Republicans believe — for valid statistical and historic reasons — that lower voter turnout increases their odds of success. So they have not been shy about using a variety of means, legal and otherwise, to try to keep voter participation as low as possible.
In Virginia, the state has begun an investigation into the destruction of voter-registration forms by a company that was hired by the state Republican Party. On Sunday, Attorney General Ken Cuccinelli sent out an email to his fellow Republicans, celebrating the fact that “when I looked yesterday, so far there are over 357,000 absentee votes cast. That’s barely over 70 percent of the 2008 total. That’s bad for them.”
In Ohio, Secretary of State Jon Husted, also a Republican, had to be forced by federal court order to open early voting to all Ohio citizens. Long voting lines over the weekend in Ohio testified to the importance of that ruling. Husted also had to be forced by court order to count votes that are accidentally cast in the wrong precinct because of poll-worker, not voter, error. Husted was more than willing to just toss those votes aside, stripping those who cast them of their right to be heard.
Furthermore, as the Toledo Blade reports, “Thousands of absentee ballot applications may have been rejected because Mr. Husted’s office did not send 33,000 updated registration records to local election officials until after the deadline for changes.”

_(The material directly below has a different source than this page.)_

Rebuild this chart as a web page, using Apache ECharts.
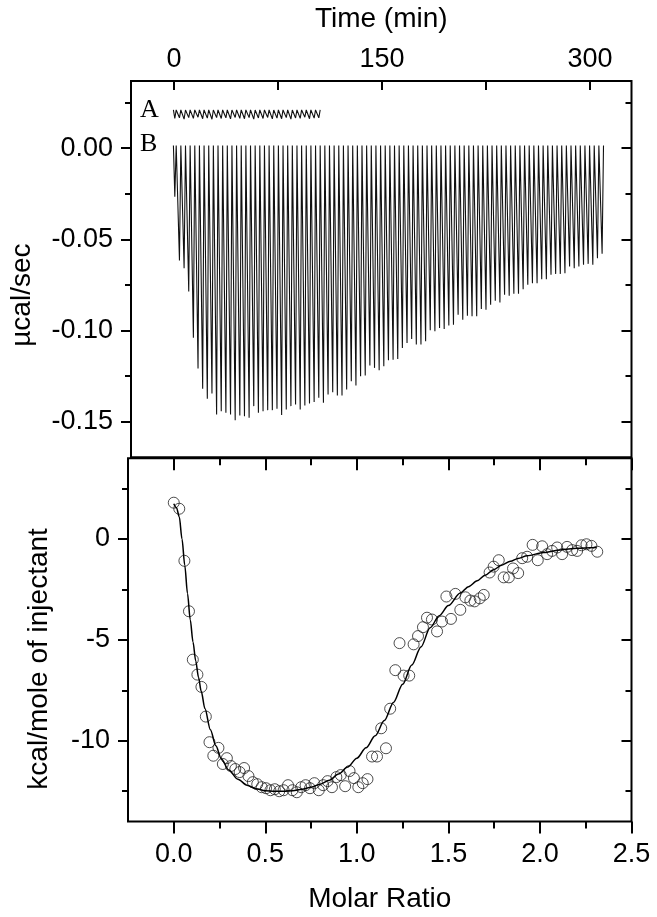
<!DOCTYPE html>
<html>
<head>
<meta charset="utf-8">
<title>ITC titration</title>
<script src="https://cdn.jsdelivr.net/npm/echarts@6.0.0/dist/echarts.min.js"></script>
<style>
  html, body { margin: 0; padding: 0; background: #fff; }
  #chart { width: 657px; height: 917px; }
</style>
</head>
<body>
<div id="chart"></div>
<script>
// raw thermogram (top panel), spike bottoms in µcal/sec
const injFirst = 0.6 // min, first spike
const injStep = 3.35 // min between injections
const baseB = 0.0015
const peaksB = [
  -0.0267, -0.0617, -0.0659, -0.0787, -0.1040, -0.1210, -0.1320, -0.1376, -0.1347, -0.1462,
  -0.1444, -0.1453, -0.1462, -0.1493, -0.1467, -0.1471, -0.1480, -0.1416, -0.1453, -0.1444,
  -0.1438, -0.1438, -0.1431, -0.1465, -0.1434, -0.1416, -0.1407, -0.1434, -0.1412, -0.1401,
  -0.1394, -0.1370, -0.1398, -0.1352, -0.1340, -0.1358, -0.1358, -0.1325, -0.1279, -0.1303,
  -0.1252, -0.1248, -0.1193, -0.1206, -0.1219, -0.1197, -0.1164, -0.1161, -0.1157, -0.1097,
  -0.1069, -0.1047, -0.1078, -0.1078, -0.1060, -0.1000, -0.1005, -0.0987, -0.0993, -0.0974,
  -0.0969, -0.0914, -0.0942, -0.0920, -0.0923, -0.0923, -0.0883, -0.0887, -0.0859, -0.0838,
  -0.0847, -0.0805, -0.0810, -0.0799, -0.0799, -0.0774, -0.0750, -0.0741, -0.0741, -0.0719,
  -0.0719, -0.0695, -0.0690, -0.0690, -0.0686, -0.0650, -0.0659, -0.0650, -0.0640, -0.0635,
  -0.0640, -0.0604, -0.0580
]
// blank run (trace A)
const baseA = 0.0210
const peaksA = [
  0.0163, 0.0167, 0.0160, 0.0168, 0.0164, 0.0170, 0.0162, 0.0165, 0.0159, 0.0168,
  0.0163, 0.0167, 0.0161, 0.0169, 0.0164, 0.0162, 0.0168, 0.0160, 0.0166, 0.0163,
  0.0169, 0.0161, 0.0165, 0.0162, 0.0168, 0.0160, 0.0166, 0.0164, 0.0170, 0.0162,
  0.0165, 0.0167
]

// integrated heats (bottom panel)
const molarRatio = [
  0.000, 0.030, 0.058, 0.083, 0.104, 0.129, 0.151, 0.175, 0.195, 0.216,
  0.244, 0.268, 0.290, 0.312, 0.336, 0.360, 0.384, 0.408, 0.432, 0.456,
  0.480, 0.504, 0.528, 0.552, 0.576, 0.600, 0.624, 0.648, 0.672, 0.696,
  0.720, 0.744, 0.768, 0.792, 0.816, 0.840, 0.864, 0.888, 0.912, 0.936,
  0.960, 0.984, 1.008, 1.032, 1.058, 1.083, 1.110, 1.133, 1.159, 1.182,
  1.210, 1.233, 1.255, 1.286, 1.310, 1.334, 1.361, 1.383, 1.410, 1.438,
  1.465, 1.489, 1.514, 1.538, 1.565, 1.593, 1.620, 1.643, 1.671, 1.693,
  1.725, 1.747, 1.775, 1.802, 1.830, 1.853, 1.881, 1.903, 1.930, 1.960,
  1.988, 2.012, 2.039, 2.066, 2.094, 2.121, 2.148, 2.176, 2.203, 2.227,
  2.254, 2.281, 2.313
]
const heat = [
  1.80, 1.50, -1.08, -3.58, -5.98, -6.72, -7.33, -8.80, -10.07, -10.74,
  -10.35, -11.15, -10.86, -11.25, -11.40, -11.55, -11.35, -11.75, -12.05, -12.15,
  -12.30, -12.35, -12.45, -12.40, -12.50, -12.45, -12.20, -12.45, -12.55, -12.30,
  -12.20, -12.35, -12.10, -12.45, -12.20, -12.00, -12.30, -11.80, -11.70, -12.25,
  -11.50, -11.85, -12.30, -12.10, -11.90, -10.78, -10.78, -9.38, -10.37, -8.41,
  -6.50, -5.16, -6.77, -6.77, -5.22, -4.81, -4.37, -3.90, -3.99, -4.58,
  -4.09, -2.85, -3.96, -2.72, -3.51, -2.89, -3.05, -3.09, -2.94, -2.77,
  -1.66, -1.37, -1.05, -1.90, -1.90, -1.46, -1.69, -0.95, -0.88, -0.29,
  -1.05, -0.36, -0.75, -0.59, -0.42, -0.75, -0.39, -0.55, -0.59, -0.31,
  -0.26, -0.34, -0.63
]
// fitted binding curve
const fitRatio = [
  0.000, 0.015, 0.030, 0.045, 0.060, 0.075, 0.090, 0.105, 0.120, 0.135,
  0.150, 0.170, 0.200, 0.230, 0.260, 0.300, 0.350, 0.400, 0.450, 0.500,
  0.550, 0.600, 0.650, 0.700, 0.750, 0.800, 0.850, 0.900, 0.950, 1.000,
  1.050, 1.100, 1.150, 1.200, 1.250, 1.300, 1.350, 1.400, 1.450, 1.500,
  1.565, 1.610, 1.657, 1.700, 1.747, 1.790, 1.839, 1.880, 1.930, 2.020,
  2.112, 2.203, 2.309
]
const fitHeat = [
  1.75, 1.55, 1.10, 0.00, -1.30, -2.70, -4.00, -5.10, -6.05, -6.85,
  -7.55, -8.40, -9.45, -10.25, -10.90, -11.45, -11.90, -12.20, -12.38, -12.47,
  -12.50, -12.50, -12.47, -12.40, -12.30, -12.15, -11.95, -11.65, -11.30, -10.86,
  -10.35, -9.75, -9.00, -8.10, -7.20, -6.25, -5.35, -4.40, -3.80, -3.30,
  -2.68, -2.36, -2.07, -1.80, -1.52, -1.30, -1.10, -0.96, -0.83, -0.67,
  -0.54, -0.46, -0.42
]

// ticks
const timeTicks = [0, 75, 150, 225, 300]
const timeLabels = [0, 150, 300]
const rawMajor = [-0.15, -0.10, -0.05, 0]
const rawMinor = [-0.125, -0.075, -0.025, 0.025]
const ratioMajor = [0, 0.5, 1, 1.5, 2, 2.5]
const ratioMinor = [0.25, 0.75, 1.25, 1.75, 2.25]
const heatMajor = [-10, -5, 0]
const heatMinor = [-12.5, -7.5, -2.5, 2.5]

const font = '"Liberation Sans", Arial, sans-serif'

// each spike: down to the peak and back to the baseline
function trace(peaks, base) {
  const pts = []
  peaks.forEach((p, i) => {
    const t = injFirst + i * injStep
    pts.push([t - injStep * 0.3, base], [t, p], [t + injStep * 0.3, base])
  })
  return pts
}

// one axis per tick set, majors and minors only differ in length
function tickAxis(o) {
  const ax = {
    type: 'value',
    gridIndex: o.grid,
    position: o.pos,
    min: o.min,
    max: o.max,
    axisLine: { show: false, onZero: false },
    splitLine: { show: false },
    axisTick: {
      show: true,
      inside: !!o.inside,
      length: o.len,
      customValues: o.ticks,
      lineStyle: { color: '#000', width: 2 }
    },
    axisLabel: { show: false }
  }
  if (o.labels) {
    ax.axisLabel = {
      show: true,
      customValues: o.labels,
      margin: o.margin,
      color: '#000',
      fontFamily: font,
      fontSize: 27,
      formatter: o.fmt
    }
  }
  if (o.name) {
    ax.name = o.name
    ax.nameLocation = 'middle'
    ax.nameGap = o.gap
    ax.nameRotate = o.rotate || 0
    ax.nameTextStyle = { color: '#000', fontFamily: font, fontSize: 28, padding: o.pad || 0 }
  }
  return ax
}

const chart = echarts.init(document.getElementById('chart'), null, { renderer: 'canvas' })

const tMin = -31; const tMax = 330
const rMin = -0.1697; const rMax = 0.0369
const xMin = -0.25; const xMax = 2.5
const hMin = -14; const hMax = 4

chart.setOption({
  animation: false,
  backgroundColor: '#fff',
  grid: [
    { left: 128, right: 25.5, top: 81, height: 376.3, show: true, borderColor: '#000', borderWidth: 2, backgroundColor: 'transparent' },
    { left: 128, right: 25.5, top: 458.3, height: 363.2, show: true, borderColor: '#000', borderWidth: 2, backgroundColor: 'transparent' }
  ],
  xAxis: [
    tickAxis({ grid: 0, pos: 'top', min: tMin, max: tMax, inside: true, len: 9, ticks: timeTicks,
      labels: timeLabels, margin: 8, fmt: v => String(v), name: 'Time (min)', gap: 48 }),
    tickAxis({ grid: 1, pos: 'bottom', min: xMin, max: xMax, len: 12, ticks: ratioMajor,
      labels: ratioMajor, margin: 20, fmt: v => v.toFixed(1), name: 'Molar Ratio', gap: 64 }),
    tickAxis({ grid: 1, pos: 'bottom', min: xMin, max: xMax, len: 7, ticks: ratioMinor }),
    tickAxis({ grid: 1, pos: 'top', min: xMin, max: xMax, inside: true, len: 12, ticks: ratioMajor }),
    tickAxis({ grid: 1, pos: 'top', min: xMin, max: xMax, inside: true, len: 7, ticks: ratioMinor })
  ],
  yAxis: [
    tickAxis({ grid: 0, pos: 'left', min: rMin, max: rMax, len: 10, ticks: rawMajor,
      labels: rawMajor, margin: 18, fmt: v => v.toFixed(2), name: 'µcal/sec', gap: 95, rotate: 90, pad: [0, 52, 0, 0] }),
    tickAxis({ grid: 0, pos: 'left', min: rMin, max: rMax, len: 6, ticks: rawMinor }),
    tickAxis({ grid: 0, pos: 'right', min: rMin, max: rMax, inside: true, len: 10, ticks: rawMajor }),
    tickAxis({ grid: 0, pos: 'right', min: rMin, max: rMax, inside: true, len: 6, ticks: rawMinor }),
    tickAxis({ grid: 1, pos: 'left', min: hMin, max: hMax, len: 10, ticks: heatMajor,
      labels: heatMajor, margin: 18, fmt: v => String(v), name: 'kcal/mole of injectant', gap: 75, rotate: 90, pad: [0, 38, 0, 0] }),
    tickAxis({ grid: 1, pos: 'left', min: hMin, max: hMax, len: 6, ticks: heatMinor }),
    tickAxis({ grid: 1, pos: 'right', min: hMin, max: hMax, inside: true, len: 10, ticks: heatMajor }),
    tickAxis({ grid: 1, pos: 'right', min: hMin, max: hMax, inside: true, len: 6, ticks: heatMinor })
  ],
  graphic: [
    { type: 'text', left: 140, top: 97, style: { text: 'A', font: '26px "Liberation Serif", "Times New Roman", serif', fill: '#000' } },
    { type: 'text', left: 140, top: 131, style: { text: 'B', font: '26px "Liberation Serif", "Times New Roman", serif', fill: '#000' } }
  ],
  series: [
    {
      name: 'B',
      type: 'line',
      xAxisIndex: 0,
      yAxisIndex: 0,
      data: trace(peaksB, baseB),
      showSymbol: false,
      lineStyle: { color: '#111', width: 1.1 }
    },
    {
      name: 'A',
      type: 'line',
      xAxisIndex: 0,
      yAxisIndex: 0,
      data: trace(peaksA, baseA),
      showSymbol: false,
      lineStyle: { color: '#111', width: 1.1 }
    },
    {
      name: 'fit',
      type: 'line',
      xAxisIndex: 1,
      yAxisIndex: 4,
      data: fitRatio.map((x, i) => [x, fitHeat[i]]),
      showSymbol: false,
      smooth: 0.3,
      smoothMonotone: 'x',
      lineStyle: { color: '#000', width: 1.5 }
    },
    {
      name: 'heat',
      type: 'scatter',
      xAxisIndex: 1,
      yAxisIndex: 4,
      data: molarRatio.map((x, i) => [x, heat[i]]),
      symbol: 'circle',
      symbolSize: 11,
      itemStyle: { color: 'rgba(0,0,0,0)', borderColor: '#222', borderWidth: 1 }
    }
  ]
})
</script>
</body>
</html>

The biggest problems, however, are occurring in a state all too familiar with election litigation and controversy. With immensely long lines already apparent throughout the state, Florida Gov. Rick Scott refused to extend early voting opportunities, breaking with the precedent set by his two predecessors in the office, both of whom were Republican. And in what may have been a freelance effort to shut down voting — nobody in an official capacity would ever approve such a stunt — early voting was interrupted Saturday at a Democratic precinct in Winter Park by the discovery of two “suspicious packages,” which had to be destroyed by a bomb disposal unit.
As Andrew Cohen writes in The Atlantic:
” … what is happening this weekend in Florida is simply unacceptable. According to a local election official interviewed by CBS News’ Phil Hirschkorn, the last “early voter” in line for Saturday’s truncated early voting in Palm Beach County finally got to cast a ballot at 2:30 Sunday morning, which means that voter waited in line for more than seven hours. In Miami, another traditional Democratic stronghold, the wait was said to be nearly as long. On Sunday, voters all over the state were begging judges and county officials for more time to vote.

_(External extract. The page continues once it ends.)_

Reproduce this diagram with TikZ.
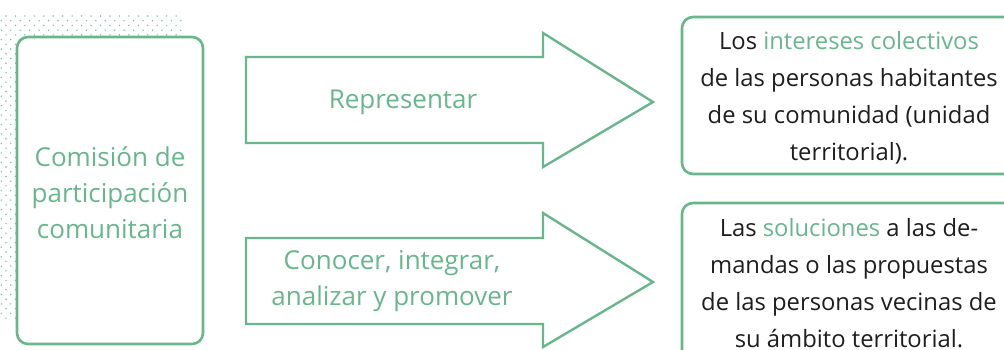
\documentclass[tikz,border=0pt]{standalone}
\usepackage{fontspec}
\setmainfont{Open Sans}
\definecolor{gr}{RGB}{104,183,140}
\definecolor{dotc}{RGB}{120,190,152}
\definecolor{txt}{RGB}{30,30,30}
\begin{document}
\begin{tikzpicture}[x=1pt,y=-1pt,
  frame/.style={draw=gr,line width=2.6pt,rounded corners=11pt,fill=white},
  arr/.style={draw=gr,line width=2.4pt,fill=white,line join=miter},
  gtext/.style={text=gr,font=\fontsize{26}{36}\selectfont,align=center,inner sep=0pt},
  btext/.style={text=txt,font=\fontsize{23.8}{37}\selectfont,align=center,inner sep=0pt}]
\useasboundingbox (0,0) rectangle (1004,349);
\clip (0,0) rectangle (1004,349);
% dot pattern
\foreach \i in {0,...,64}{
  \pgfmathsetmacro{\yy}{16+\i*4.72}
  \pgfmathsetmacro{\off}{mod(\i,2)==0 ? 6 : 1.3}
  \foreach \j in {0,...,19}{
    \pgfmathsetmacro{\xx}{\off+\j*9.45}
    \ifdim \xx pt<185pt
      \fill[dotc] (\xx,\yy) circle (0.8);
    \fi
  }
}
% left box
\node[frame,minimum width=186pt,minimum height=307pt] (com) at (110,190.5) {};
\node[gtext] (comt) at (110,193) {Comisión de\\participación\\comunitaria};
% arrows
\draw[arr] (246,57) -- (543,57) -- (543,33) -- (653,102) -- (543,167) -- (543,143) -- (246,143) -- cycle;
\node[gtext] (rep) at (403,102) {Representar};
\draw[arr] (246,238) -- (543,238) -- (543,213) -- (653,282) -- (543,347) -- (543,324) -- (246,324) -- cycle;
\node[gtext] (con) at (392,281.5) {Conocer, integrar,\\analizar y promover};
% right boxes
\node[frame,minimum width=340pt,minimum height=157pt] (b1) at (852,95.5) {};
\node[btext] (t1) at (849,98) {Los \textcolor{gr}{intereses colectivos}\\de las personas habitantes\\de su comunidad (unidad\\territorial).};
\node[frame,minimum width=340pt,minimum height=170pt] (b2) at (852,288) {};
\node[btext] (t2) at (849,283) {Las \textcolor{gr}{soluciones} a las de-\\mandas o las propuestas\\de las personas vecinas de\\su ámbito territorial.};
\end{tikzpicture}
\end{document}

This is happening not because of a natural disaster or a breakdown in machinery. It is happening by partisan design. Alarmed by the strong Democratic turnout in early voting in 2008, Republican lawmakers, including Gov. Rick Scott, reduced the number of early-voting days from 14 to eight….

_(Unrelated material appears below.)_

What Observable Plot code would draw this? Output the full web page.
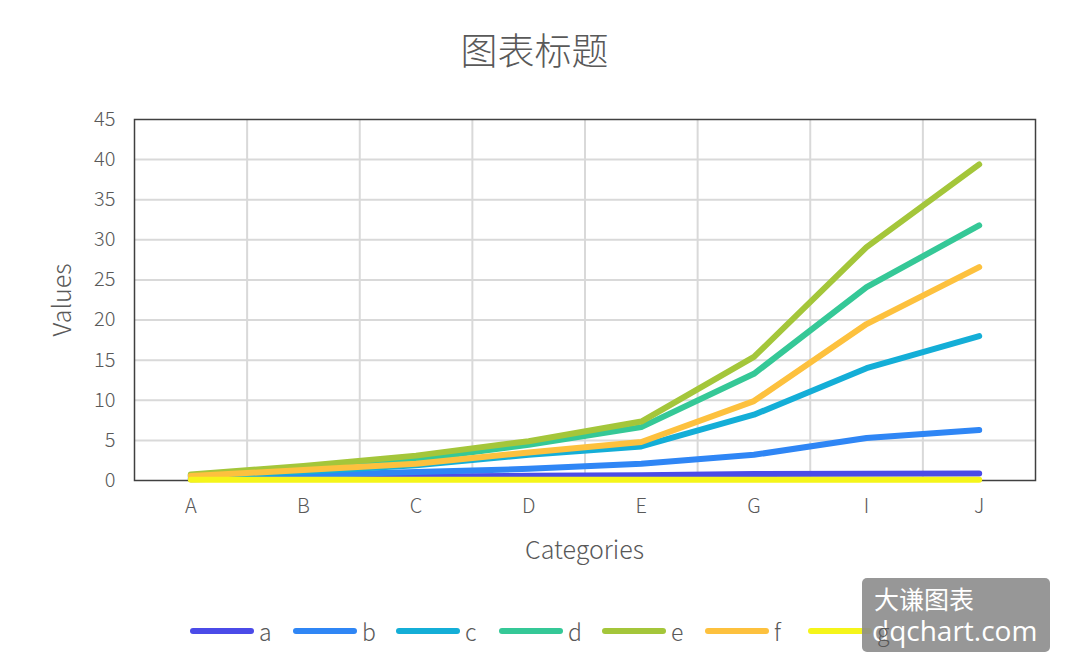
<!DOCTYPE html>
<html>
<head>
<meta charset="utf-8">
<script src="https://cdn.jsdelivr.net/npm/d3@7"></script>
<script src="https://cdn.jsdelivr.net/npm/@observablehq/plot@0.6"></script>
<style>
  html, body { margin: 0; padding: 0; background: #fff; }
  #wrap { position: relative; width: 1069px; height: 672px; overflow: hidden; font-family: "Noto Sans CJK SC", "Noto Sans", sans-serif; font-weight: 300; color: #595959; }
  #title { position: absolute; left: 0; width: 1069px; top: 24px; text-align: center; font-size: 37px; line-height: 50px; }
  #chart { position: absolute; left: 0; top: 0; }
  #xlabel { position: absolute; left: 134px; width: 901px; top: 531px; text-align: center; font-size: 25px; line-height: 34px; }
  #ylabel { position: absolute; left: 60px; top: 300px; font-size: 25px; line-height: 34px; transform: translate(-50%, -50%) rotate(-90deg); white-space: nowrap; }
  #legend { position: absolute; left: 190px; top: 614px; height: 34px; display: flex; align-items: center; }
  .item { display: flex; align-items: center; margin-right: 14px; }
  .swatch { width: 64px; height: 6px; border-radius: 3px; margin-right: 5px; }
  .lab { position: relative; z-index: 3; font-size: 23px; line-height: 34px; width: 20px; }
  #wm { position: absolute; z-index: 2; left: 862px; top: 578px; width: 188px; height: 74px; background: rgba(140,140,140,0.9); border-radius: 5px; color: #fff; font-weight: 400; }
  #wm .l1 { position: absolute; left: 12px; top: 2px; font-size: 25px; line-height: 36px; }
  #wm .l2 { position: absolute; left: 10px; top: 32px; font-size: 28px; line-height: 40px; font-family: "Open Sans", "Noto Sans", sans-serif; }
</style>
</head>
<body>
<div id="wrap">
  <div id="chart"></div>
  <div id="title">图表标题</div>
  <div id="xlabel">Categories</div>
  <div id="ylabel">Values</div>
  <div id="legend"></div>
  <div id="wm"><div class="l1">大谦图表</div><div class="l2">dqchart.com</div></div>
</div>
<script>
const categories = ["A", "B", "C", "D", "E", "G", "I", "J"];
const seriesNames = ["a", "b", "c", "d", "e", "f", "g"];
const colors = ["#4b4be8", "#2f86f5", "#14aed7", "#35c897", "#a4c63a", "#fdc13e", "#f5f51a"];
const a = [0.15, 0.35, 0.5, 0.58, 0.65, 0.8, 0.85, 0.88];
const b = [0.3, 0.65, 1.05, 1.45, 2.1, 3.2, 5.3, 6.3];
const c = [0.5, 1.1, 1.9, 3.2, 4.25, 8.2, 14.0, 18.0];
const d = [0.65, 1.5, 2.6, 4.45, 6.65, 13.3, 24.1, 31.8];
const e = [0.75, 1.8, 3.1, 4.9, 7.35, 15.4, 29.1, 39.4];
const f = [0.55, 1.3, 2.1, 3.5, 4.8, 9.9, 19.5, 26.6];
const g = [0.1, 0.1, 0.1, 0.1, 0.1, 0.1, 0.1, 0.1];
const yTicks = [0, 5, 10, 15, 20, 25, 30, 35, 40, 45];

const seriesValues = [a, b, c, d, e, f, g];
const idx = categories.map((_, i) => i);
const tables = seriesValues.map((vals, s) => vals.map((v, i) => ({i, v, s: seriesNames[s]})));

const marks = [
  Plot.ruleY(yTicks.slice(1, -1), {stroke: "#d9d9d9", strokeWidth: 2}),
  Plot.ruleX(idx.slice(0, -1), {x: i => i + 0.5, stroke: "#d9d9d9", strokeWidth: 2}),
  Plot.axisX(idx, {tickSize: 0, tickPadding: 18, fontSize: 20, fontWeight: 300, tickFormat: i => categories[i], label: null, fill: "#595959"}),
  Plot.axisY(yTicks, {tickSize: 0, tickPadding: 19, fontSize: 20, fontWeight: 300, label: null, fill: "#595959"}),
  Plot.frame({stroke: "#404040", strokeWidth: 1.5}),
  ...tables.map((t, s) => Plot.line(t, {x: "i", y: "v", stroke: colors[s], strokeWidth: 6, strokeLinecap: "round", strokeLinejoin: "round"}))
];

const chart = Plot.plot({
  width: 1069,
  height: 590,
  marginTop: 119,
  marginBottom: 110,
  marginLeft: 134,
  marginRight: 34,
  x: {domain: [-0.5, categories.length - 0.5]},
  y: {domain: [0, 45]},
  style: {fontFamily: "'Noto Sans CJK SC', 'Noto Sans', sans-serif", color: "#595959", background: "transparent"},
  marks
});
document.getElementById("chart").appendChild(chart);

const legend = document.getElementById("legend");
seriesNames.forEach((n, s) => {
  const it = document.createElement("div");
  it.className = "item";
  it.innerHTML = `<div class="swatch" style="background:${colors[s]}"></div><div class="lab">${n}</div>`;
  legend.appendChild(it);
});
</script>
</body>
</html>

If Florida’s election officials, and its Republican lawmakers, and its state and federal judges, all were required to stand in line for seven hours to vote, those long lines would go away forever. You know it, I know it, and so do those officials.”
No public official — no American patriot — ought to try to discourage fellow Americans from voting. No political party ought to advance its own prospects by trying to reduce rather than increase participation in the most fundamental rite and right of democratic self-government.
Because if that’s your route to power, you’re doomed to failure in the long term, and you ought to be.